Looks like a multiverse, if you can keep it.

  • Quotable Quotes:
    • @abt_programming: "I am a Unix Creationist. I believe the world was created on January 1, 1970 and as prophesized, will end on January 19, 2038" - @teropa
    • @demisbellot: Cloud prices are hitting attractive price points, one more 40-50% drop and there'd be little reason to go it alone.
    • @scott4arrows: Dentist "Do you floss regularly?" Me "Do you back up your computer data regularly?"
    • @avestal: "I Kickstarted the Oculus Rift, what do I get?" You get a lesson in how capitalism works.
    • @mtabini: “$20 charger that cost $2 to make.” Not pictured here: the $14 you pay for the 10,000 charger iterations that never made it to production.
    • @strlen: "I built the original assembler in JS, because it's what I prefer to use when I need to get down to bare metal." - Adm. Grace Hopper
    • tedchs: I'd like to propose a new rule for Hacker News: only if you have built the thing you're saying someone should save money by building themselves, may you say the person should build that thing.
    • lamby: Bezos predicted they would be good over the long term but said that he didn’t want to repeat “Steve Jobs’s mistake” of pricing the iPhone in a way that was so fantastically profitable that the smartphone market became a magnet for competition.
    • @PariseauTT: I feel a Netflix case study coming...everybody get your drinks ready...#AWSSummit
    • seanmccann: That's no different than startups of the past having to pay thousands to millions of dollars to setup servers. These days those same servers can be setup in minutes for a fraction of the cost. Timing is everything. Sometimes the current market pricing for a commodity is too expensive to make your business viable today but in the future that will not be the case. Just depends how long that will take. 
    • Petyr 'Littlefinger' Baelish: Chaos isn't a pit. Chaos is a ladder. Many who try to climb it fail and never get to try again. The fall breaks them. And some, are given a chance to climb. They refuse, they cling to the realm or the gods or love. Illusions. Only the ladder is real. The climb is all there is.
  • We turn those who first climb the peaks of tall mountains into heros. But what of the mountain? Mariana Mazzucato The Entrepreneurial State: Debunking Private vs. Public Sector Myths: Every feature of the iPhone was created, originally, by multi-decade government-funded research. From DARPA came the microchip, the Internet, the micro hard drive, the DRAM cache, and Siri. From the Department of Defense came GPS, cellular technology, signal compression, and parts of the liquid crystal display and multi-touch screen (joining funding from the CIA, the National Science Foundation, and the Department of Energy, which, by the way, developed the lithium-ion battery.) CERN in Europe created the Web. Steve Jobs’ contribution was to integrate all of them beautifully.

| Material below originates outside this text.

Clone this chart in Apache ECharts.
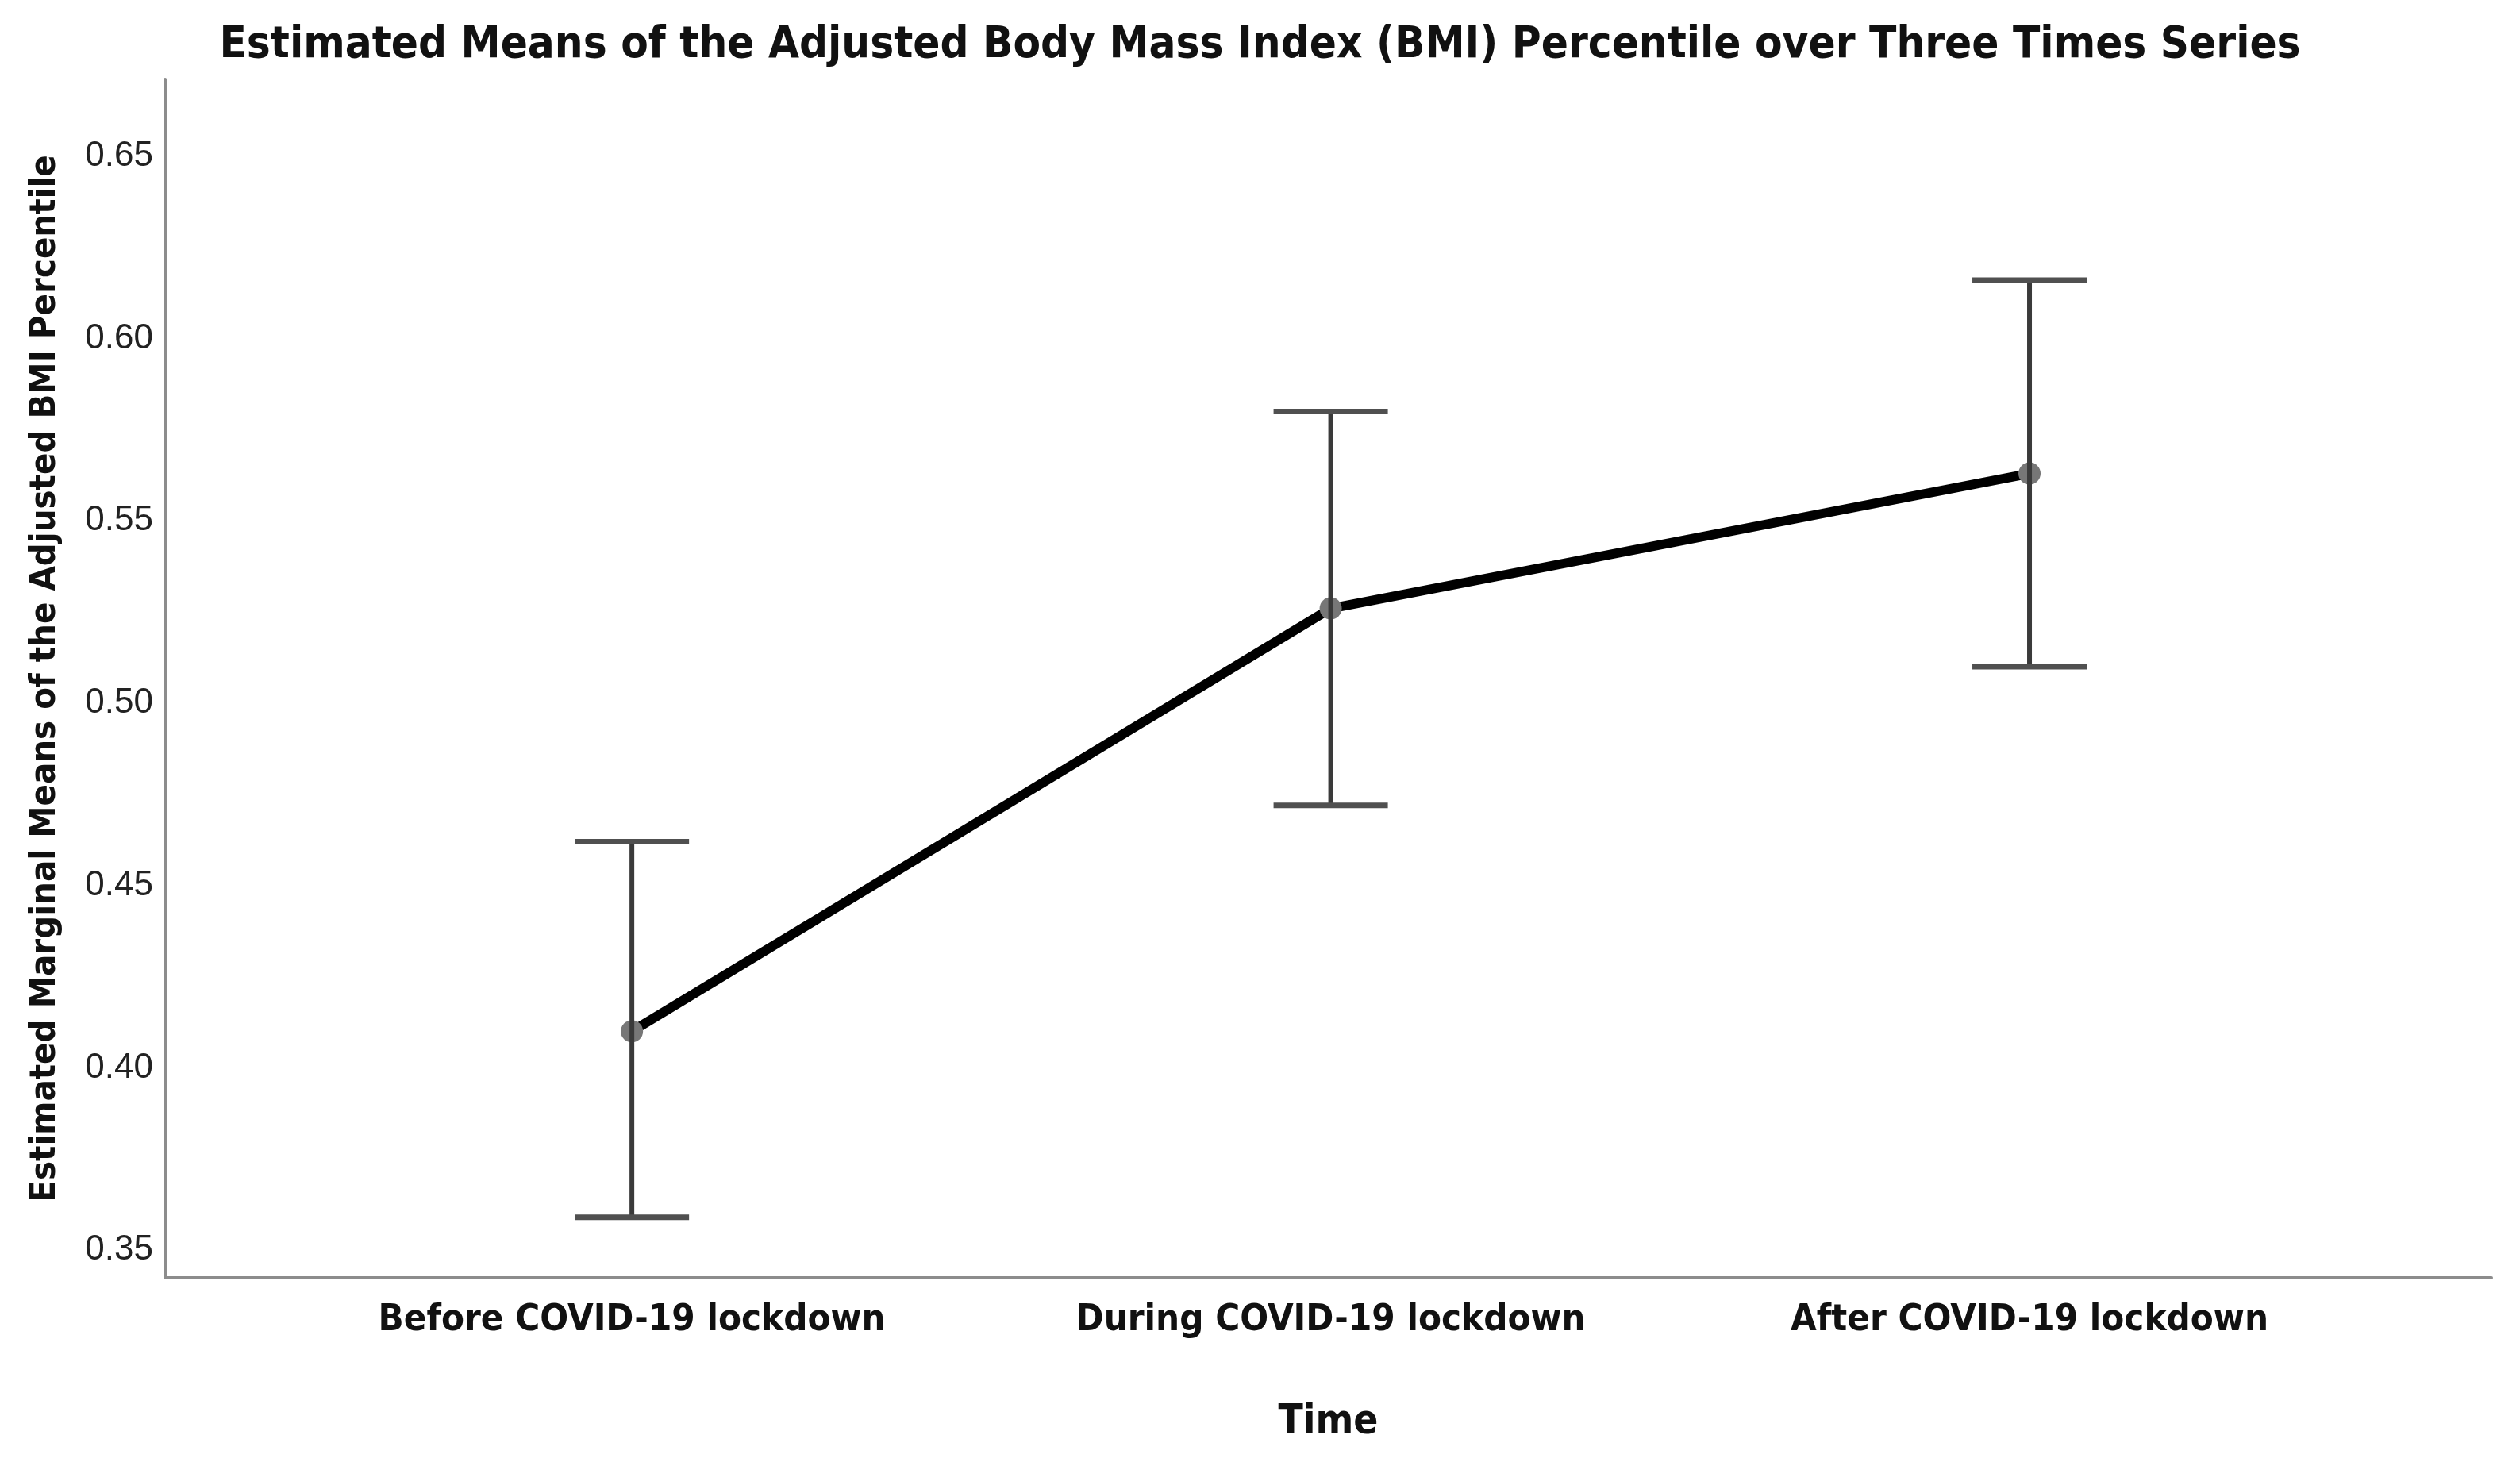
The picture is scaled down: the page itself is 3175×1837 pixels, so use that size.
<!DOCTYPE html>
<html>
<head>
<meta charset="utf-8">
<script src="https://cdn.jsdelivr.net/npm/echarts@6/dist/echarts.min.js"></script>
<style>
html,body{margin:0;padding:0;background:#fff;}
#chart{width:3175px;height:1837px;}
</style>
</head>
<body>
<div id="chart"></div>
<script>
var titleText = 'Estimated Means of the Adjusted Body Mass Index (BMI) Percentile over Three Times Series';
var xAxisName = 'Time';
var yAxisName = 'Estimated Marginal Means of the Adjusted BMI Percentile';
var categories = ['Before COVID-19 lockdown', 'During COVID-19 lockdown', 'After COVID-19 lockdown'];
var means = [0.410, 0.526, 0.563];
var lower = [0.359, 0.472, 0.510];
var upper = [0.462, 0.580, 0.616];
var yTicks = [0.35, 0.40, 0.45, 0.50, 0.55, 0.60, 0.65];

var narrow = "'DejaVu Sans Condensed', 'Liberation Sans Narrow', sans-serif";
var chart = echarts.init(document.getElementById('chart'), null, {renderer: 'canvas'});

var catIdx = categories.map(function (c, i) { return i; });
var meanData = means.map(function (v, i) { return [i, v]; });
var errData = catIdx.map(function (i) { return [i, lower[i], upper[i]]; });

var option = {
  backgroundColor: '#ffffff',
  animation: false,
  title: {
    text: titleText,
    left: 'center',
    top: 24,
    textStyle: {fontFamily: narrow, fontWeight: 'bold', fontSize: 56, color: '#111'}
  },
  grid: {left: 208, right: 36, top: 100, bottom: 227, containLabel: false},
  xAxis: {
    type: 'value',
    min: -0.668,
    max: 2.661,
    name: xAxisName,
    nameLocation: 'middle',
    nameGap: 157,
    nameTextStyle: {fontFamily: narrow, fontWeight: 'bold', fontSize: 51, color: '#111'},
    axisLine: {show: true, onZero: false, lineStyle: {color: '#8c8c8c', width: 4}},
    axisTick: {show: false},
    splitLine: {show: false},
    axisLabel: {
      customValues: catIdx,
      margin: 30,
      fontFamily: narrow, fontWeight: 'bold', fontSize: 47, color: '#111',
      formatter: function (v) { return categories[Math.round(v)] || ''; }
    }
  },
  yAxis: {
    type: 'value',
    min: 0.3424,
    max: 0.6711,
    name: yAxisName,
    nameLocation: 'middle',
    nameRotate: 90,
    nameGap: 128,
    nameTextStyle: {fontFamily: narrow, fontWeight: 'bold', fontSize: 45, color: '#111'},
    axisLine: {show: true, onZero: false, lineStyle: {color: '#8c8c8c', width: 4}},
    axisTick: {show: false},
    splitLine: {show: false},
    axisLabel: {
      customValues: yTicks,
      margin: 15,
      fontFamily: "'Liberation Sans', Arial, sans-serif", fontSize: 44, color: '#222',
      formatter: function (v) { return v.toFixed(2); }
    }
  },
  series: [
    {
      type: 'line',
      data: meanData,
      lineStyle: {color: '#000', width: 12},
      symbol: 'circle',
      symbolSize: 28,
      itemStyle: {color: '#777'},
      z: 2
    },
    {
      type: 'custom',
      data: errData,
      z: 3,
      renderItem: function (params, api) {
        var x = api.value(0);
        var lo = api.coord([x, api.value(1)]);
        var hi = api.coord([x, api.value(2)]);
        var hw = 72;
        return {
          type: 'group',
          children: [
            {type: 'line', shape: {x1: lo[0], y1: lo[1], x2: hi[0], y2: hi[1]}, style: {stroke: '#3a3a3a', lineWidth: 6}},
            {type: 'line', shape: {x1: hi[0] - hw, y1: hi[1], x2: hi[0] + hw, y2: hi[1]}, style: {stroke: '#505050', lineWidth: 7}},
            {type: 'line', shape: {x1: lo[0] - hw, y1: lo[1], x2: lo[0] + hw, y2: lo[1]}, style: {stroke: '#505050', lineWidth: 7}}
          ]
        };
      }
    }
  ]
};
chart.setOption(option);
</script>
</body>
</html>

  • This is not an April Fools' joke, as the name might make a certain sort of mind consider. WebScaleSQL: MySQL goes web scale with contributions from MySQL engineering teams at Facebook, Google, LinkedIn, and Twitter. It includes lots of good work on the test suite, performance enhancements, and features to make scaling easier. So many forks at the table (MariaDB, Percona, webscale).

  • This is why we can't have nice code. Martin Sústrik argues In the Defense of Spaghetti Code, quite successfully I think, that it's often clearer to have one large 1500 line function than it is to have a refactored great big ball of mud. Commenters argue from a perfect world stance that if you do X from the start and then continue the same practices over the years and and hundreds of programmers then code can be perfected. Not so. The nature of many domains is they are just messy. At a certain level of abstraction messiness can be hidden, but when you are in the guts of a thing, messiness is preserved. 

  • Warning: Double Wizard Zone. After looking at how stack frames are built during function prologues, Gustavo Duarte tackles the inverse process as stack frames are destroyed in function epilogues.

  • Wade into the design of the generic and very fast H2O Architecture. H2O is an "in-memory analytics on clusters with distributed parallelized state-of-the-art Machine Learning algorithms." Many interesting bits. It's peer-to-peer, distributes the JVM memory model, use compression to great advantage, guarantees on a distributed cluster that if memory is accessed linearly that access times match that of C.

  • How I Narrowed Down The Location Of Malaysia Air Using "Monte Carlo" Data Models. Even if it doesn't find the plane the process used to narrow down the search space is quite instructive.

  • How Facebook uses data to detecte and disrupt attacks. They can understand "where threats are coming from, arranged by type of attack, time, and frequency." Understanding Online Threats with ThreatData: a framework for importing information about badness on the Internet in arbitrary formats, storing it efficiently, and making it accessible for both real-time defensive systems and long-term analysis.

  • Ilya Grigorik addresses Why is my CDN 'slow' for mobile clients? : The problem is, while the statement is often based on real data (i.e. the relative performance improvements offered by a CDN are smaller for mobile clients), the conclusion is wrong: the absolute improvements are likely the same for all clients and hence worth every penny. Also, we don't need a "mobile CDN", we need carriers to fix their networks. < Good luck with that.

  • Basic Concepts of High Availability Linux. The article is, well, basic. But the Hacker News thread has more useful details.

  • Java memory layout and False Sharing. Doesn't is seem like a lot of the work in Java is about how to get around Java?

  • Some sound ideas. Five Ways to Scale your API Without Touching Your Code: 1) Design your API to fit what clients want and not require multiple trips; 2) call aggregation; 3) rate limit; 4) don't make calls with client side caching, 5) get clients to write good code.

  • Debunking the 100X GPU vs. CPU Myth: An Evaluation of Throughput Computing on CPU and GPU: We believe many factors contributed to the reported large gap in performance, such as which CPU and GPU are used and what optimizations are applied to the code. Optimizations for CPU that contributed to performance improvements are: multithreading, cache blocking, and reorganization of memory accesses for SIMD-ification. Optimizations for GPU that contributed to performance improvements are: minimizing global synchronization and using local shared buffers are the two key techniques to improve performance.

  • Orleans: Distributed Virtual Actors for Programmability and Scalability: The Orleans programming model introduces the novel abstraction of virtual actors that solves a number of the complex distributed systems problems, such as reliability and distributed resource management, liberating the developers from dealing with those concerns. At the same time, the Orleans runtime enables applications to attain high performance, reliability and scalability.